By December, Patch launched its 500th site. Hyperlocal coverage on the Web was a leading trending topic for the news business this year. In Washington, TBD launched a hyperlocal site with Robert Allbritton’s deep pockets, boasting a network of more than 130 local blogs and websites.
On Long Island, N.Y., Newsday, which changed owners and undertook a series of layoffs, said in August it would grow its hyperlocal coverage and hire 34 journalists. USA Today said the same month that it would cut 9 percent of its staff but shift its emphasis to mobile. Bloomberg started hiring for a niche operation, Bloomberg Government, described by the New York Times as “an information behemoth — a news aggregator, government contract database, Congressional staff directory and source for policy research and analysis all in one Web site.”
The Daily Beast, led by editor Tina Brown, got a sudden boost when its owner engineered the purchase of the financially ailing Newsweek magazine. Among the combined effort’s first hires was Pulitzer Prize-winning Washington Post fashion writer Robin Givhan.
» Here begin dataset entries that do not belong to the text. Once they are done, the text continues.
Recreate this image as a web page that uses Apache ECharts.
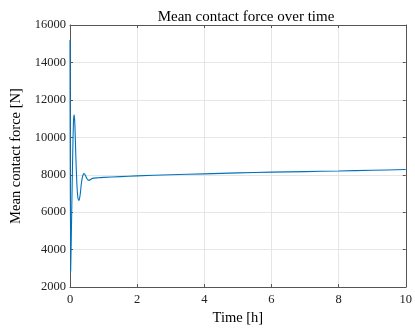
<!DOCTYPE html>
<html>
<head>
<meta charset="utf-8">
<script src="https://cdn.jsdelivr.net/npm/echarts@6/dist/echarts.min.js"></script>
<style>html,body{margin:0;padding:0;background:#fff}#c{width:415px;height:331px}</style>
</head>
<body>
<div id="c"></div>
<script>
const titleText = 'Mean contact force over time';
const xName = 'Time [h]';
const yName = 'Mean contact force [N]';
const timeH = [0, 0.02, 0.05, 0.08, 0.105, 0.125, 0.145, 0.17, 0.2, 0.23, 0.265, 0.3, 0.34, 0.38, 0.42, 0.46, 0.5, 0.54, 0.57, 0.62, 0.7, 0.85, 1, 1.5, 2, 3, 4, 5, 6, 7, 8, 9, 10];
const forceN = [15200, 2840, 5900, 9000, 10900, 11200, 10700, 9200, 7700, 6850, 6630, 6900, 7550, 7950, 8060, 7960, 7800, 7720, 7700, 7760, 7820, 7840, 7860, 7900, 7940, 8000, 8050, 8100, 8140, 8170, 8200, 8240, 8280];
const xTicks = {min: 0, max: 10, interval: 2};
const yTicks = {min: 2000, max: 16000, interval: 2000};

const font = 'Liberation Serif';
const axisCol = '#555';
const chart = echarts.init(document.getElementById('c'), null, {renderer: 'canvas'});
const baseAxis = {
  axisLine: {show: true, onZero: false, lineStyle: {color: axisCol, width: 1}},
  axisTick: {show: true, inside: true, length: 3, lineStyle: {color: axisCol}},
  splitLine: {show: false},
  axisLabel: {show: false}
};
chart.setOption({
  animation: false,
  backgroundColor: '#fff',
  title: {
    text: titleText, left: 241, top: 5, textAlign: 'center',
    textStyle: {fontFamily: font, fontSize: 15, fontWeight: 'normal', color: '#000'}
  },
  grid: {left: 70, right: 4.5, top: 25, bottom: 37.5, containLabel: false},
  xAxis: [
    Object.assign({}, baseAxis, {
      type: 'value', position: 'bottom', ...xTicks,
      name: xName, nameLocation: 'middle', nameGap: 22,
      nameTextStyle: {fontFamily: font, fontSize: 14.5, color: '#000'},
      axisLabel: {show: true, fontFamily: font, fontSize: 12.5, color: '#222', margin: 6,
        formatter: v => String(v)},
      splitLine: {show: true, lineStyle: {color: '#e6e6e6', width: 1}}
    }),
    Object.assign({}, baseAxis, {type: 'value', position: 'top', ...xTicks})
  ],
  yAxis: [
    Object.assign({}, baseAxis, {
      type: 'value', position: 'left', ...yTicks,
      name: yName, nameLocation: 'middle', nameGap: 42,
      nameTextStyle: {fontFamily: font, fontSize: 14.5, color: '#000'},
      axisLabel: {show: true, fontFamily: font, fontSize: 12.5, color: '#222', margin: 4,
        formatter: v => String(v)},
      splitLine: {show: true, lineStyle: {color: '#e6e6e6', width: 1}}
    }),
    Object.assign({}, baseAxis, {type: 'value', position: 'right', ...yTicks})
  ],
  series: [{
    type: 'line',
    data: timeH.map((t, i) => [t, forceN[i]]),
    showSymbol: false,
    smooth: 0.3,
    lineStyle: {color: '#0072BD', width: 1.1},
    clip: true
  }]
});
</script>
</body>
</html>
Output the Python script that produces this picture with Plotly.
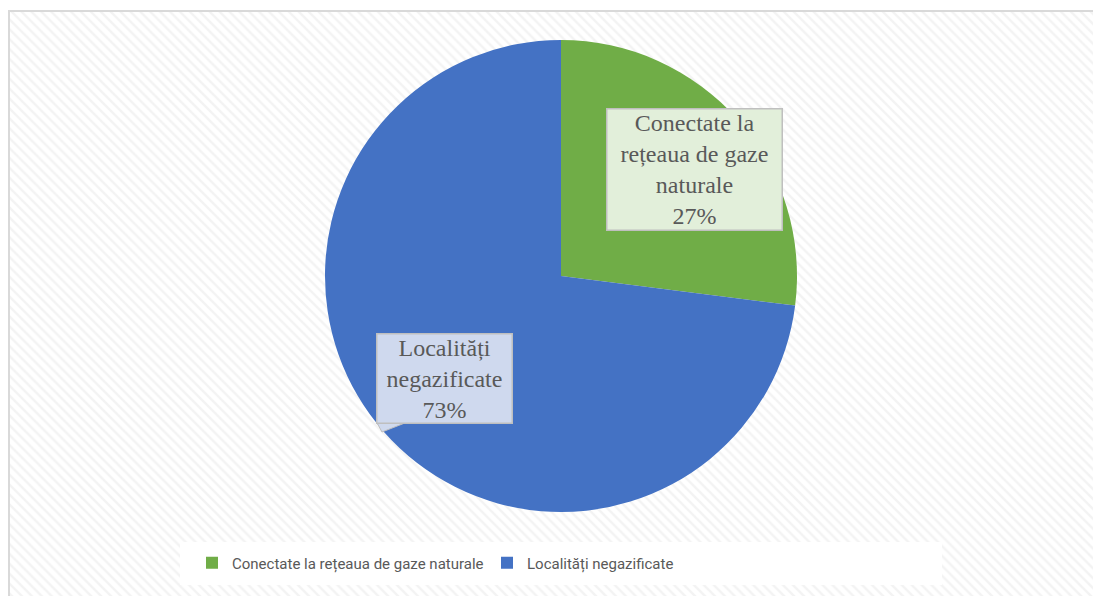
import plotly.graph_objects as go

labels = ["Conectate la rețeaua de gaze naturale", "Localități negazificate"]
values = [27, 73]
colors = ["#70AD47", "#4472C4"]
box_text = ["Conectate la<br>rețeaua de gaze<br>naturale<br>27%", "Localități<br>negazificate<br>73%"]
box_fill = ["#E2EFDA", "#CFD9EE"]

# the page puts the figure 8px in from the top-left corner
OX, OY = 8, 8
W, H = 1101 - OX, 596 - OY


def px(x):
    return (x - OX) / W


def py(y):
    return 1 - (y - OY) / H


fig = go.Figure()

# hatched chart-area background
fig.add_trace(go.Scatter(
    x=[px(9), 1, 1, px(9), px(9)], y=[py(11), py(11), 0, 0, py(11)],
    mode="lines", line=dict(width=0), fill="toself", fillcolor="white",
    fillpattern=dict(shape="\\", size=7, solidity=0.35, fgcolor="#E8E8E8", bgcolor="white"),
    hoverinfo="skip", showlegend=False,
))

fig.add_trace(go.Pie(
    labels=labels, values=values, sort=False, direction="clockwise", rotation=0,
    marker=dict(colors=colors, line=dict(width=0)),
    textinfo="none", hoverinfo="label+percent",
    domain=dict(x=[px(325), px(797)], y=[py(512), py(40)]),
))

# chart border (left / top)
fig.add_shape(type="line", xref="paper", yref="paper", x0=px(9), x1=px(9), y0=0, y1=py(10),
              line=dict(color="#D9D9D9", width=2))
fig.add_shape(type="line", xref="paper", yref="paper", x0=px(8), x1=1, y0=py(11), y1=py(11),
              line=dict(color="#D9D9D9", width=2))

# legend panel
fig.add_shape(type="rect", xref="paper", yref="paper", x0=px(180), x1=px(942), y0=py(585), y1=py(542),
              fillcolor="white", line=dict(width=0), layer="above")

# callout pointer for the blue label
fig.add_shape(type="path", xref="paper", yref="paper", layer="above",
              path="M %f,%f L %f,%f L %f,%f Z" % (px(376), py(421), px(382), py(432), px(410), py(421)),
              fillcolor=box_fill[1], line=dict(color="#BFBFBF", width=1))

centers = [(694, 169), (444, 378)]
widths = [174, 134]
for t, f, (cx, cy), bw in zip(box_text, box_fill, centers, widths):
    fig.add_annotation(
        x=px(cx), y=py(cy), xref="paper", yref="paper", showarrow=False,
        xanchor="center", yanchor="middle",
        text=t, align="center", width=bw, valign="middle",
        font=dict(family="Liberation Serif, DejaVu Serif, serif", size=24, color="#595959"),
        bgcolor=f, bordercolor="#BFBFBF", borderwidth=1.5, borderpad=0,
    )

fig.update_layout(
    width=W, height=H,
    margin=dict(l=0, r=0, t=0, b=0),
    paper_bgcolor="white", plot_bgcolor="white",
    xaxis=dict(range=[0, 1], visible=False, fixedrange=True),
    yaxis=dict(range=[0, 1], visible=False, fixedrange=True),
    showlegend=True,
    legend=dict(orientation="h", x=px(192), xanchor="left", y=py(563), yanchor="middle",
                bgcolor="rgba(0,0,0,0)", itemwidth=30, entrywidth=250, entrywidthmode="pixels",
                font=dict(family="Roboto, Noto Sans, sans-serif", size=15, color="#595959")),
)

fig.write_html("out.html")
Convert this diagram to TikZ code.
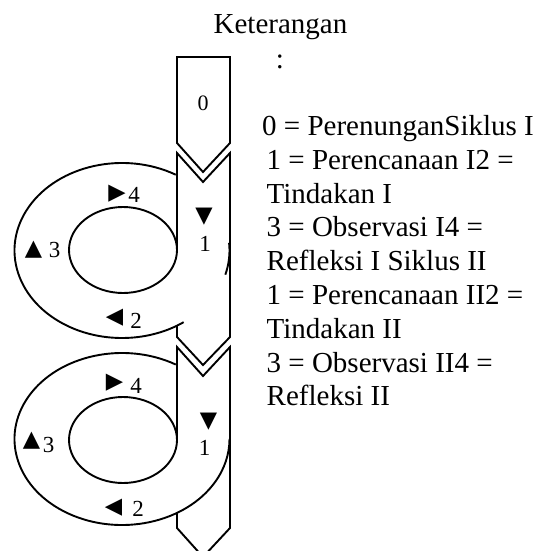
\documentclass[tikz,border=0pt]{standalone}
\usepackage{fontspec}
\setmainfont{Liberation Serif}
\newfontfamily\symfont{DejaVu Sans}
\begin{document}
\begin{tikzpicture}[x=1pt,y=-1pt,
  leg/.style={anchor=base west, inner sep=0pt, font=\fontsize{29}{34}\selectfont},
  ttl/.style={anchor=base, inner sep=0pt, font=\fontsize{29}{34}\selectfont},
  num/.style={anchor=base, inner sep=0pt, font=\fontsize{23}{27}\selectfont},
  tri/.style={anchor=center, inner sep=0pt, font=\symfont\fontsize{22.5}{26}\selectfont},
  outline/.style={draw=black, line width=1.9pt, line join=miter}]
\useasboundingbox (0,0) rectangle (549,551);

% centres
\coordinate (o1) at (122,250.5);
\coordinate (i1) at (123,250);
\coordinate (o2) at (122,439);
\coordinate (i2) at (123,440);

% block 0
\draw[outline] (177,57) -- (230,57) -- (230,143) -- (203,172) -- (177,143) -- cycle;
\node[num, font=\fontsize{22}{26}\selectfont] (b0) at (203,110) {0};

% cycle 1
\draw[outline] (i1) ellipse[x radius=54, y radius=43];
\draw[outline] ([shift={(-60:107.5 and 87.5)}]o1) arc[start angle=-60, end angle=-305, x radius=107.5, y radius=87.5];
\draw[outline] ([shift={(-5:107.5 and 87.5)}]o1) arc[start angle=-5, end angle=16, x radius=107.5, y radius=87.5];
\draw[outline] (177,250) -- (177,153) -- (203,182) -- (230,153) -- (230,337) -- (203,365) -- (177,337) -- (177,326);

% cycle 2
\draw[outline] (i2) ellipse[x radius=54, y radius=43];
\draw[outline] ([shift={(-60:107.5 and 86)}]o2) arc[start angle=-60, end angle=-360, x radius=107.5, y radius=86];
\draw[outline] (177,440) -- (177,347) -- (203,376) -- (230,347) -- (230,528) -- (203,557) -- (177,528) -- (177,513);

% cycle 1 labels
\node[tri] (t4a) at (117,193.5) {▶};
\node[num] (n4a) at (134,202) {4};
\node[tri] (t3a) at (33.5,249.5) {▲};
\node[num] (n3a) at (54.5,257) {3};
\node[tri] (t1a) at (204,216.5) {▼};
\node[num] (n1a) at (205,251) {1};
\node[tri] (t2a) at (114.5,318) {◀};
\node[num] (n2a) at (136,328) {2};

% cycle 2 labels
\node[tri] (t4b) at (114.5,382.5) {▶};
\node[num] (n4b) at (136,393) {4};
\node[tri] (t3b) at (31.5,441) {▲};
\node[num] (n3b) at (48.5,452) {3};
\node[tri] (t1b) at (208.5,421.5) {▼};
\node[num] (n1b) at (204.5,455) {1};
\node[tri] (t2b) at (113.5,507.5) {◀};
\node[num] (n2b) at (138,516) {2};

% legend
\node[ttl] (ket) at (280.5,34) {Keterangan};
\node[ttl] (colon) at (280,68) {:};
\node[leg] (l1) at (262,135.4) {0 = PerenunganSiklus I};
\node[leg] (l2) at (266.5,169.2) {1 = Perencanaan I2 =};
\node[leg] (l3) at (266.5,203) {Tindakan I};
\node[leg] (l4) at (266.5,236.8) {3 = Observasi I4 =};
\node[leg] (l5) at (266.5,270.6) {Refleksi I Siklus II};
\node[leg] (l6) at (266.5,304.4) {1 = Perencanaan II2 =};
\node[leg] (l7) at (266.5,338.2) {Tindakan II};
\node[leg] (l8) at (266.5,372) {3 = Observasi II4 =};
\node[leg] (l9) at (266.5,405.8) {Refleksi II};
\end{tikzpicture}
\end{document}
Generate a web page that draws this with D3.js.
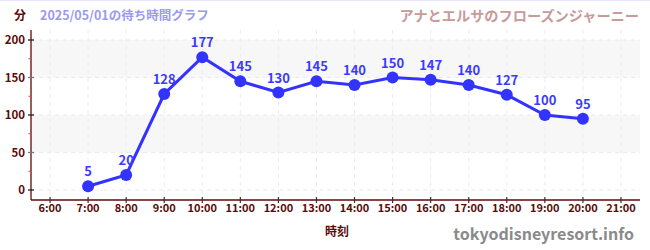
<!DOCTYPE html>
<html><head><meta charset="utf-8">
<script src="https://cdn.jsdelivr.net/npm/d3@7"></script>
<style>
html,body{margin:0;padding:0;background:#fff;}
svg{display:block;font-family:"Noto Sans CJK JP","Noto Sans",sans-serif;}
</style></head>
<body>
<svg id="c" width="650" height="250"></svg>
<script>
const hours = [7,8,9,10,11,12,13,14,15,16,17,18,19,20];
const waits = [5,20,128,177,145,130,145,140,150,147,140,127,100,95];
const xTickHours = [6,7,8,9,10,11,12,13,14,15,16,17,18,19,20,21];
const yTicks = [0,50,100,150,200];
const yMinorTicks = [25,75,125,175];
const bands = [[50,100],[150,200]];
const titleLeft = "分";
const titleDate = "2025/05/01の待ち時間グラフ";
const titleRight = "アナとエルサのフローズンジャーニー";
const xLabel = "時刻";
const site = "tokyodisneyresort.info";

const svg = d3.select("#c");
const axisColor = "#5c0a0a";
const x = d3.scaleLinear().domain([5.5,21.5]).range([31,640]);
const y = d3.scaleLinear().domain([0,200]).range([190,40]);
const yTop = 30, yBot = 200;

svg.append("line").attr("x1",0).attr("x2",650).attr("y1",0.5).attr("y2",0.5).attr("stroke","#e6e6fa");

svg.selectAll("rect.band").data(bands).join("rect")
  .attr("x",31).attr("width",609)
  .attr("y",d=>y(d[1])).attr("height",d=>y(d[0])-y(d[1]))
  .attr("fill","#f7f7f7");

svg.selectAll("line.vg").data(xTickHours).join("line")
  .attr("x1",d=>x(d)).attr("x2",d=>x(d)).attr("y1",yTop).attr("y2",yBot)
  .attr("stroke","#ececec").attr("stroke-dasharray","4,4");
svg.selectAll("line.hg").data(yTicks).join("line")
  .attr("x1",31).attr("x2",640).attr("y1",d=>y(d)).attr("y2",d=>y(d))
  .attr("stroke","#ececec").attr("stroke-dasharray","4,4");

svg.append("line").attr("x1",31).attr("x2",31).attr("y1",yTop).attr("y2",yBot).attr("stroke",axisColor).attr("stroke-width",1.3);
svg.selectAll("line.ymt").data(yMinorTicks).join("line")
  .attr("x1",28.5).attr("x2",31).attr("y1",d=>y(d)).attr("y2",d=>y(d))
  .attr("stroke","#ff3030").attr("stroke-width",1);
svg.selectAll("line.yt").data(yTicks).join("line")
  .attr("x1",28).attr("x2",34).attr("y1",d=>y(d)).attr("y2",d=>y(d))
  .attr("stroke",(d,i)=>i%2? "#777":"#222").attr("stroke-width",1.3);
svg.selectAll("text.yl").data(yTicks).join("text")
  .attr("x",25).attr("y",d=>y(d)).attr("dy","0.35em").attr("text-anchor","end")
  .attr("font-size",11.5).attr("font-weight","bold").attr("fill",axisColor).text(d=>d);

svg.append("line").attr("x1",31).attr("x2",640).attr("y1",yBot).attr("y2",yBot).attr("stroke",axisColor).attr("stroke-width",1.3);
svg.selectAll("line.xt").data(xTickHours).join("line")
  .attr("x1",d=>x(d)).attr("x2",d=>x(d)).attr("y1",yBot-3).attr("y2",yBot+3)
  .attr("stroke","#333").attr("stroke-width",1.2);
svg.selectAll("text.xl").data(xTickHours).join("text")
  .attr("x",d=>x(d)).attr("y",212).attr("text-anchor","middle")
  .attr("font-size",11).attr("font-weight","bold").attr("fill",axisColor).text(d=>d+":00");

const pts = hours.map((h,i)=>[h,waits[i]]);
svg.append("path").datum(pts)
  .attr("d",d3.line().x(d=>x(d[0])).y(d=>y(d[1])))
  .attr("fill","none").attr("stroke","#3333ff").attr("stroke-width",3);
svg.selectAll("circle.pt").data(pts).join("circle")
  .attr("cx",d=>x(d[0])).attr("cy",d=>y(d[1])).attr("r",6).attr("fill","#3333ff");
svg.selectAll("text.pl").data(pts).join("text")
  .attr("x",d=>x(d[0])).attr("y",d=>y(d[1])-10).attr("text-anchor","middle")
  .attr("font-size",13).attr("font-weight","bold").attr("fill","#3b3bff").text(d=>d[1]);

svg.append("text").attr("x",14).attr("y",20).attr("font-size",12).attr("font-weight","bold").attr("fill",axisColor).text(titleLeft);
svg.append("text").attr("x",40).attr("y",20).attr("font-size",12.5).attr("font-weight","bold").attr("fill","#9a9af0").text(titleDate);
svg.append("text").attr("x",639).attr("y",21).attr("text-anchor","end").attr("font-size",14.2).attr("font-weight","bold").attr("fill","#c99a9a").text(titleRight);
svg.append("text").attr("x",337).attr("y",236).attr("text-anchor","middle").attr("font-size",12).attr("font-weight","bold").attr("fill",axisColor).text(xLabel);
svg.append("text").attr("x",634).attr("y",240).attr("text-anchor","end").attr("font-size",16).attr("font-weight","bold").attr("fill","#8a8a8a").text(site);
</script>
</body></html>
How diverse these operations are was an open question. Bloomberg, AOL and the Daily Beast refuse to disclose that information, with the latter two declining to participate in the American Society of News Editors survey of online outlets. AOL Patch even issued a statement saying “We do not focus on race or ethnicity in the hiring process,” before backtracking.
In any case, there were not yet enough journalism jobs online to match the numbers being pushed out of “legacy” news operations &mash; and more often than not, freelance compensation couldn’t approximate a full-time salary.